_OBJECTIVE_:
Count every line that has the word "Clone" in it; give no more than the number.
──────────────────────────────
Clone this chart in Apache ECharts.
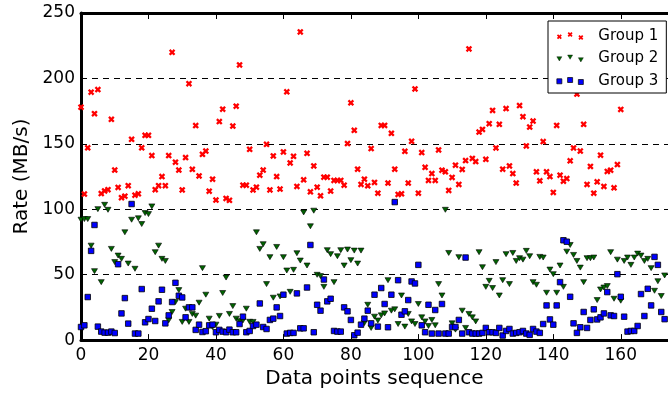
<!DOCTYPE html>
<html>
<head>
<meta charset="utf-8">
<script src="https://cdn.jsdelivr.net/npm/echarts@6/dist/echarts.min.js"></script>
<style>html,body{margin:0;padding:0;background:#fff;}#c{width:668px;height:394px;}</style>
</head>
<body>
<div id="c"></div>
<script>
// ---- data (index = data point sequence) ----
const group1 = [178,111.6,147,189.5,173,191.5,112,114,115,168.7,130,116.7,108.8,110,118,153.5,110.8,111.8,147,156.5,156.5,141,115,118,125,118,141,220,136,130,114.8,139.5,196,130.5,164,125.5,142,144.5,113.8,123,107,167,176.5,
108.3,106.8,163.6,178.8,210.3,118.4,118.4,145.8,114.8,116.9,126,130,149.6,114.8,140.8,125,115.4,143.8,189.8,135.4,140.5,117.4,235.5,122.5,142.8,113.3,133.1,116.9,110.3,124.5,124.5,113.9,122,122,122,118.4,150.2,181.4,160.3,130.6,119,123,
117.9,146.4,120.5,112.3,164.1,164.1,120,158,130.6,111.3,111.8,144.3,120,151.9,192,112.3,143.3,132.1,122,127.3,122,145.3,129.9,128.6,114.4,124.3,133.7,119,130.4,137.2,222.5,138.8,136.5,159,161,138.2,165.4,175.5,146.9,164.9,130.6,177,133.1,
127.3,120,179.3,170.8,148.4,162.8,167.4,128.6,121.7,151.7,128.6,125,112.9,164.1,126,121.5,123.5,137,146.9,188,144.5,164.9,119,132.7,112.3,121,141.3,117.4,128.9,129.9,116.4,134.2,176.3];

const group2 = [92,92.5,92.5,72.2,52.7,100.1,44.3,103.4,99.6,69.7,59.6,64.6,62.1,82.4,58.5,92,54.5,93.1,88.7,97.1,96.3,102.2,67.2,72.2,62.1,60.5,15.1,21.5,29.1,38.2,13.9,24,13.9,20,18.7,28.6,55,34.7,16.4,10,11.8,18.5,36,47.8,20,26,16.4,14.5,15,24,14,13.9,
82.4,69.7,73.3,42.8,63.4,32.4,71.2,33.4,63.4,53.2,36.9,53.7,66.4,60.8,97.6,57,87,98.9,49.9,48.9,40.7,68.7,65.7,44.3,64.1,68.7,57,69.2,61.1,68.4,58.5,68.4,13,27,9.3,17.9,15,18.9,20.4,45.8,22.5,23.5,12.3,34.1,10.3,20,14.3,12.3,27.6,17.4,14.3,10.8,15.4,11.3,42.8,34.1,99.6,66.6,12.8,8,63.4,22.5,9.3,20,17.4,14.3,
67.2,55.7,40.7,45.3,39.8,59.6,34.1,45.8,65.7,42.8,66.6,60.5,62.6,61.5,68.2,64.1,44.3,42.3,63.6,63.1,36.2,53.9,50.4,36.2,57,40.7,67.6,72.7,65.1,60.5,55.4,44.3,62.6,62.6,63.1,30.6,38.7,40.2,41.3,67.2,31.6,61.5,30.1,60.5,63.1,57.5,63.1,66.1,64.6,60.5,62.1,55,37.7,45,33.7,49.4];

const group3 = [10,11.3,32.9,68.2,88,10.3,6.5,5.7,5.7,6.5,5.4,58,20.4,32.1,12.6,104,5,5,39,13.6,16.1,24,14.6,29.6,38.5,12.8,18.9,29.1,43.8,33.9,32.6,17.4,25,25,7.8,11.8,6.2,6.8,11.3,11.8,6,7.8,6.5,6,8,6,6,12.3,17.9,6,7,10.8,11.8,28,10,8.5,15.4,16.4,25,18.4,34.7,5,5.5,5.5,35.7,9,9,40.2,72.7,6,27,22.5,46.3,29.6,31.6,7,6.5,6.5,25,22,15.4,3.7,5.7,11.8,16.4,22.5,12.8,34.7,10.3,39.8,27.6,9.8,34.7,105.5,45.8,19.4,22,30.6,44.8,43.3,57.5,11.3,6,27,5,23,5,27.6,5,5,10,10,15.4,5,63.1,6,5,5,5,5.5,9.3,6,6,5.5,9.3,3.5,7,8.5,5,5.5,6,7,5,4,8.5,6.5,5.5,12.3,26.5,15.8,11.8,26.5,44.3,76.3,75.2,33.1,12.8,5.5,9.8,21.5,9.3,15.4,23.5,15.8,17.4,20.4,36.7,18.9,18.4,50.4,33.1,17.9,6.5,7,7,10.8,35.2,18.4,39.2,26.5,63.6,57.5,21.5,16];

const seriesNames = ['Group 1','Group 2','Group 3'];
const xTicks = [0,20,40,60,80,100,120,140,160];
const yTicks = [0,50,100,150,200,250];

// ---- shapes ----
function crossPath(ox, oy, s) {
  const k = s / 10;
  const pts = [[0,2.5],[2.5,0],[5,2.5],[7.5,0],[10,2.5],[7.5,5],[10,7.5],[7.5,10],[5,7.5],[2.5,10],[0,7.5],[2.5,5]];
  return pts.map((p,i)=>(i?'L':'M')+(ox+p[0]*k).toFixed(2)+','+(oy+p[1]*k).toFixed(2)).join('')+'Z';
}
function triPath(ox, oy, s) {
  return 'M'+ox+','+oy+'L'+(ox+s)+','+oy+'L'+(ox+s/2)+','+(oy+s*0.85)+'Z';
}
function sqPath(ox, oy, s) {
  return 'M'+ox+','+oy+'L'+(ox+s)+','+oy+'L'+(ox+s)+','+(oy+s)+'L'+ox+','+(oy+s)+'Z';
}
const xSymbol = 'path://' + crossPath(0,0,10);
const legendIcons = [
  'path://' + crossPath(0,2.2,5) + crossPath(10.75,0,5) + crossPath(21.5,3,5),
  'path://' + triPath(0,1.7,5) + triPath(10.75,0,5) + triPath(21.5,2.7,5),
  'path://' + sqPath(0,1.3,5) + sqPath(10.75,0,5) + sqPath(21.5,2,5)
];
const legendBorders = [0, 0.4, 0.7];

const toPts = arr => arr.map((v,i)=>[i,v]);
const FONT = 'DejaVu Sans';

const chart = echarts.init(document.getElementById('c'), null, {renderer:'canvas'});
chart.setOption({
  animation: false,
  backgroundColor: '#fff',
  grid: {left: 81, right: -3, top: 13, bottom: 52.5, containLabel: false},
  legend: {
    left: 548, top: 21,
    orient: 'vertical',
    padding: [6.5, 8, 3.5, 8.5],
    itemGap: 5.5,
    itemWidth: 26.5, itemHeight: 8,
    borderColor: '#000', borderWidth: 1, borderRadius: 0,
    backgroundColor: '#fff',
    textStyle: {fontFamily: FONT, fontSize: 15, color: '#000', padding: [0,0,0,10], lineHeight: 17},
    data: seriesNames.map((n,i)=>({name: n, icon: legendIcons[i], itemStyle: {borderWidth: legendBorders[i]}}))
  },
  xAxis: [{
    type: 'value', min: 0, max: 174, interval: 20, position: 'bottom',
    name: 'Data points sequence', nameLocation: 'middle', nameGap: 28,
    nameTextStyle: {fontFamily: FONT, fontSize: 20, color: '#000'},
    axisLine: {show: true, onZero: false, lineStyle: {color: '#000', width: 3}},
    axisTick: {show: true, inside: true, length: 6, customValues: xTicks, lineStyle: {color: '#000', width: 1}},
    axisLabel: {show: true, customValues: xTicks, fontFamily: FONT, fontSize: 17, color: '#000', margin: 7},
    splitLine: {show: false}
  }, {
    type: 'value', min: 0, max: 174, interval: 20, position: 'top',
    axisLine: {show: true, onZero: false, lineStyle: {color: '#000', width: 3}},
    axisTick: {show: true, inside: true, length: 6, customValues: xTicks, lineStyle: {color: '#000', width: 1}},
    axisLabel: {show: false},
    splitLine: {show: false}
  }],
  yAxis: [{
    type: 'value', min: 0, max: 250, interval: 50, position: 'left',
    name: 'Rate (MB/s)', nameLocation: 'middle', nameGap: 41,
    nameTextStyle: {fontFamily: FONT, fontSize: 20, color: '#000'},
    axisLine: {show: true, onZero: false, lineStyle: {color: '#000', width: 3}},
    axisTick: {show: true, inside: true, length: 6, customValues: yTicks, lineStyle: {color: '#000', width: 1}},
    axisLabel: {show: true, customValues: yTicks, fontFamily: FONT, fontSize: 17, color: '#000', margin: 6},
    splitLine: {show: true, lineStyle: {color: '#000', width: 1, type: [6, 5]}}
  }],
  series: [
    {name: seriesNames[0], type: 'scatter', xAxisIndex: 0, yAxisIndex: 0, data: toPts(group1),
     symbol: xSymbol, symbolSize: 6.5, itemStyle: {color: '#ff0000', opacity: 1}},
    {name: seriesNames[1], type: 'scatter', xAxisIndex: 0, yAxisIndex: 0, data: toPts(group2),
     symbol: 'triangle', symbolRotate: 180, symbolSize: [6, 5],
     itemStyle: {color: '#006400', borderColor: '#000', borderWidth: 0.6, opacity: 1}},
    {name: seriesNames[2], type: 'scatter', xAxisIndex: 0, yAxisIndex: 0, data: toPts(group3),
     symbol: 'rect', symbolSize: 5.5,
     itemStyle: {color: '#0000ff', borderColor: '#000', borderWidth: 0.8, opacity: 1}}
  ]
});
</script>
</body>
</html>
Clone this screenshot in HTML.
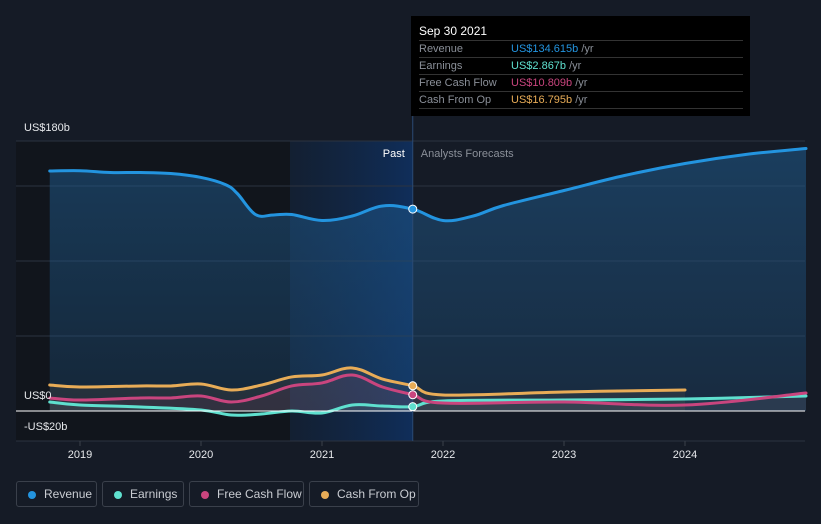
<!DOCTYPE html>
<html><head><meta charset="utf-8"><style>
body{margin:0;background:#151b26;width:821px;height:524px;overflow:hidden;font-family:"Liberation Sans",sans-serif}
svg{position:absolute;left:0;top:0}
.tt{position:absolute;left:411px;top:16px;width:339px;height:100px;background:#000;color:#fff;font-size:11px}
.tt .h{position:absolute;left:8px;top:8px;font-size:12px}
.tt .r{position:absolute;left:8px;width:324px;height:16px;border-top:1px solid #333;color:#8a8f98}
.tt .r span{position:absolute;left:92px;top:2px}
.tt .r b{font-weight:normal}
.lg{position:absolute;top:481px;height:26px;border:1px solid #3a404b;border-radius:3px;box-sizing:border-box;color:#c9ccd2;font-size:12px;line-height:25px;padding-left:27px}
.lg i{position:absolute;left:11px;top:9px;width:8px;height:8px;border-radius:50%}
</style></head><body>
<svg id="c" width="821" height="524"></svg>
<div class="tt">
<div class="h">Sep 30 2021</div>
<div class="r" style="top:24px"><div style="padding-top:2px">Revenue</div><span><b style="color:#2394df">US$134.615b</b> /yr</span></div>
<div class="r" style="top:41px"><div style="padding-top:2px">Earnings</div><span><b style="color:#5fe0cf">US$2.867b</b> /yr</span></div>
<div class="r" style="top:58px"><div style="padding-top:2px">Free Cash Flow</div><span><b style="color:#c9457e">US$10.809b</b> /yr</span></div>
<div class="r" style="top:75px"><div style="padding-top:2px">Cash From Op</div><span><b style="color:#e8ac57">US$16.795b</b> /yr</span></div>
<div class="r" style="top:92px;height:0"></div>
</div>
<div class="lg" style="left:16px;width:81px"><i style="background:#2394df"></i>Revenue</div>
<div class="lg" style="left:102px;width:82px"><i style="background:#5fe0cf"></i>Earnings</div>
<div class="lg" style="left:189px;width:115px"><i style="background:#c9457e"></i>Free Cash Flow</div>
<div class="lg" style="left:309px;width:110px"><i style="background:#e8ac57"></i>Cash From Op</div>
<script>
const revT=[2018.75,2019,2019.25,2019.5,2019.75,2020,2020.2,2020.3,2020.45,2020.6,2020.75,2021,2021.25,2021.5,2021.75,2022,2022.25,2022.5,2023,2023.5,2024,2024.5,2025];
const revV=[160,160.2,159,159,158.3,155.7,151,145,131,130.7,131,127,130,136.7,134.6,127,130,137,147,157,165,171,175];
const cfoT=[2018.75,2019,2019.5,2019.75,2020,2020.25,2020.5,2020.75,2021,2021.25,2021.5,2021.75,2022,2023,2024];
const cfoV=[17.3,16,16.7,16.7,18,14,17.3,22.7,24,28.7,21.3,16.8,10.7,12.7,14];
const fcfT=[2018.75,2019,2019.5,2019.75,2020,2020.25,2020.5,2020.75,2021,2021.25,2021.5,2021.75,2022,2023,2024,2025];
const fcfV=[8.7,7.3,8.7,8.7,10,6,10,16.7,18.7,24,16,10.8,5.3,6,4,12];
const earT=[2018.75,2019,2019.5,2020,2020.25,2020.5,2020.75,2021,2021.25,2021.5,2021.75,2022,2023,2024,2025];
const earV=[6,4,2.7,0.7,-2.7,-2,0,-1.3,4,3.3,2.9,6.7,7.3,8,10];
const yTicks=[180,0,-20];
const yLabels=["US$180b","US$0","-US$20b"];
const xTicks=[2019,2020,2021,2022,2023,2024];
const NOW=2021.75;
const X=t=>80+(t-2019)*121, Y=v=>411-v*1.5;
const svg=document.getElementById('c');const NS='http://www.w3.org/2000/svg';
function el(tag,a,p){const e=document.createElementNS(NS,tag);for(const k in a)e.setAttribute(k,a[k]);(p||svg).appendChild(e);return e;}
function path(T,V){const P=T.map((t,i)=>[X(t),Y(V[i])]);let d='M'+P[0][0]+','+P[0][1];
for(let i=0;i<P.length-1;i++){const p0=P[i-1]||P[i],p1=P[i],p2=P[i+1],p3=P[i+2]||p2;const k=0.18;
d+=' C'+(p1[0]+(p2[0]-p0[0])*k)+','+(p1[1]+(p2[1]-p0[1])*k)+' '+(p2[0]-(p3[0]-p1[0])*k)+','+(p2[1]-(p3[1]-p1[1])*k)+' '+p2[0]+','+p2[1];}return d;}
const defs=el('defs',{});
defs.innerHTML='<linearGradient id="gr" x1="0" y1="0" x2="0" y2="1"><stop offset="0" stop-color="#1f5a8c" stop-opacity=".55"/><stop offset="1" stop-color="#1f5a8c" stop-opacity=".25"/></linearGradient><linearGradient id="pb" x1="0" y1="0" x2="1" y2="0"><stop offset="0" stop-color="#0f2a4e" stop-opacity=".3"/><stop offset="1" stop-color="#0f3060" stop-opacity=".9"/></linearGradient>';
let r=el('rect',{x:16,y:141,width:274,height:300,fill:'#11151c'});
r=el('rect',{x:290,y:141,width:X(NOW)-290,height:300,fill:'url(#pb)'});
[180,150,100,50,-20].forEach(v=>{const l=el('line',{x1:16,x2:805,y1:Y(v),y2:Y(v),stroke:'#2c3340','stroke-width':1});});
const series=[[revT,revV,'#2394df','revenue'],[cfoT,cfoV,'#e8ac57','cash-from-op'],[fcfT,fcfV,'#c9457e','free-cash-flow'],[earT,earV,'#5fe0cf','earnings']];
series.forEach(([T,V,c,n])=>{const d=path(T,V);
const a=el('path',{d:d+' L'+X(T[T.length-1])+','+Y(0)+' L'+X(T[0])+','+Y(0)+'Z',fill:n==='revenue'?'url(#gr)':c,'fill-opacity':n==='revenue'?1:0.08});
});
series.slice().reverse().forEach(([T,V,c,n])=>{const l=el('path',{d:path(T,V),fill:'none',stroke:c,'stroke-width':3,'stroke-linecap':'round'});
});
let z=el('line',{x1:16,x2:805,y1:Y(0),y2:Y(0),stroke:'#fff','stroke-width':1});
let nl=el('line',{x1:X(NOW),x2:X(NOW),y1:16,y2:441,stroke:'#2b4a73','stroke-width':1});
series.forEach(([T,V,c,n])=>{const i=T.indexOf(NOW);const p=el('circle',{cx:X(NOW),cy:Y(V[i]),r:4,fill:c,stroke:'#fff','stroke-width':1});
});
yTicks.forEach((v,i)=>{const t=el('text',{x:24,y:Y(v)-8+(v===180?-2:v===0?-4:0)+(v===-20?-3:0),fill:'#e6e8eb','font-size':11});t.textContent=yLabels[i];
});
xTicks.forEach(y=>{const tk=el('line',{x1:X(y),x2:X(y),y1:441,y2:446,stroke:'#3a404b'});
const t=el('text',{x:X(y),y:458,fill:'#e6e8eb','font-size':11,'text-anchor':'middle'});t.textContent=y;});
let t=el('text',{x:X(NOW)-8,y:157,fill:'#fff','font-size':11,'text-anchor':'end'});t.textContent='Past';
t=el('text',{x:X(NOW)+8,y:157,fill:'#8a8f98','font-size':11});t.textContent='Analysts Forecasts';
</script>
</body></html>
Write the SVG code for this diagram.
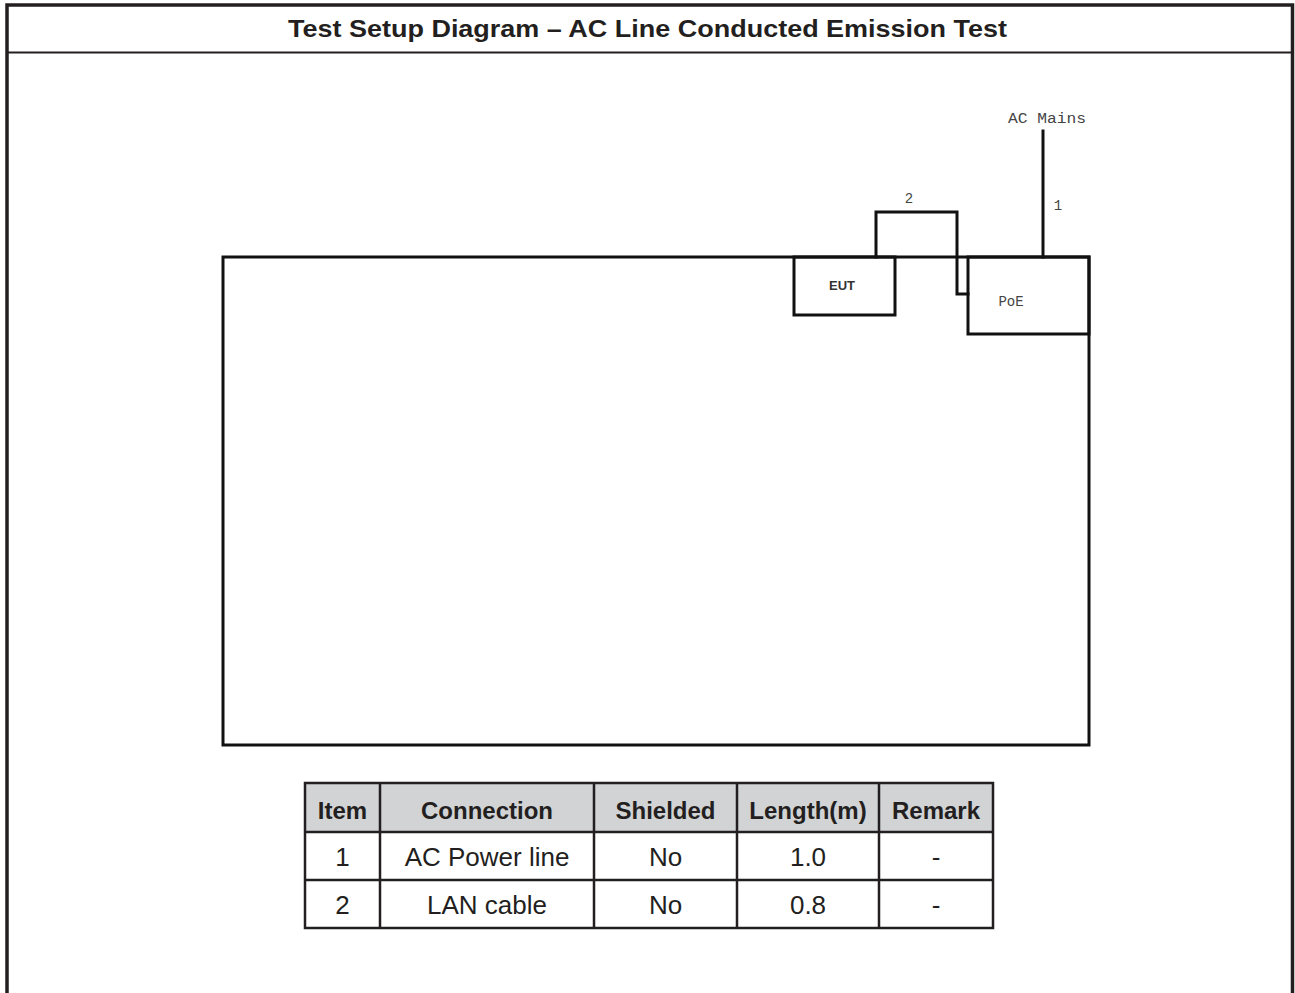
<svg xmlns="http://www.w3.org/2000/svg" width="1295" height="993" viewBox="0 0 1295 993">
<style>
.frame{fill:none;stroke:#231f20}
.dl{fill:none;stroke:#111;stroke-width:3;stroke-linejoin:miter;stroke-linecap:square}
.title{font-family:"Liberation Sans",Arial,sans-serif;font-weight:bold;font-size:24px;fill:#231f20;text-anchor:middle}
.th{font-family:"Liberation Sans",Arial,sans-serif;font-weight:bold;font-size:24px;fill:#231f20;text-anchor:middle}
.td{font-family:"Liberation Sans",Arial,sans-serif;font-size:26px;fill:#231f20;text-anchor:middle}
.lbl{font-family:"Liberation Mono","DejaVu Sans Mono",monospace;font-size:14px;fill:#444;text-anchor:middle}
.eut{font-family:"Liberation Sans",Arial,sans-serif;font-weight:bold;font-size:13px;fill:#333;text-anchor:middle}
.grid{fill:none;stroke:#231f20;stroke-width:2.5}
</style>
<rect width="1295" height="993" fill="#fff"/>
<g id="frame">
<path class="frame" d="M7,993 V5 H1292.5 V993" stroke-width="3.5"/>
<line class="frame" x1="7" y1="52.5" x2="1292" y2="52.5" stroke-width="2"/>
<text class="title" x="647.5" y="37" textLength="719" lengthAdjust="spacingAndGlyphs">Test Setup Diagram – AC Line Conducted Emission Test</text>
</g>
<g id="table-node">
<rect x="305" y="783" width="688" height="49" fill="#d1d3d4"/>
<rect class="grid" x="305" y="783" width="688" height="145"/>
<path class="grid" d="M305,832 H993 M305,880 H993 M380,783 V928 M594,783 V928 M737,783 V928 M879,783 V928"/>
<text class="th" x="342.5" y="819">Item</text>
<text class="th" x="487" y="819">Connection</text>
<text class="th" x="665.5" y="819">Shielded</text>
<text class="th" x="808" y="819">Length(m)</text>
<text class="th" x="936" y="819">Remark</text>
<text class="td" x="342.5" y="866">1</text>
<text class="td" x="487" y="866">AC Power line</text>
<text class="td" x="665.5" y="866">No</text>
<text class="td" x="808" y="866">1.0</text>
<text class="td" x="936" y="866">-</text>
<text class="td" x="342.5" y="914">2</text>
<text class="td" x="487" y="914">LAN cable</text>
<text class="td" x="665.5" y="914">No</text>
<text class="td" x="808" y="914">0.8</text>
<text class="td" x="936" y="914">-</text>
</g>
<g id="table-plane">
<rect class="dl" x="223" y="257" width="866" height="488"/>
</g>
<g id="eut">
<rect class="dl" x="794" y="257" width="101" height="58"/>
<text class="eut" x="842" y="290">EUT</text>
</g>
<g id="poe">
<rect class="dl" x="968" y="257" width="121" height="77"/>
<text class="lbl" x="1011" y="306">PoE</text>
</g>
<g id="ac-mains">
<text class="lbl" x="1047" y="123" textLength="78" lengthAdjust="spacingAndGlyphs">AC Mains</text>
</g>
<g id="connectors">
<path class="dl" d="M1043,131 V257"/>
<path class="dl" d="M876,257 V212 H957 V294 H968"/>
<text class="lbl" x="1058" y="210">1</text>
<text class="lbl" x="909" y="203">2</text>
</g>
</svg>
──────────────────────────────
_OUTPUT FOR THIS EXERCISE_:
2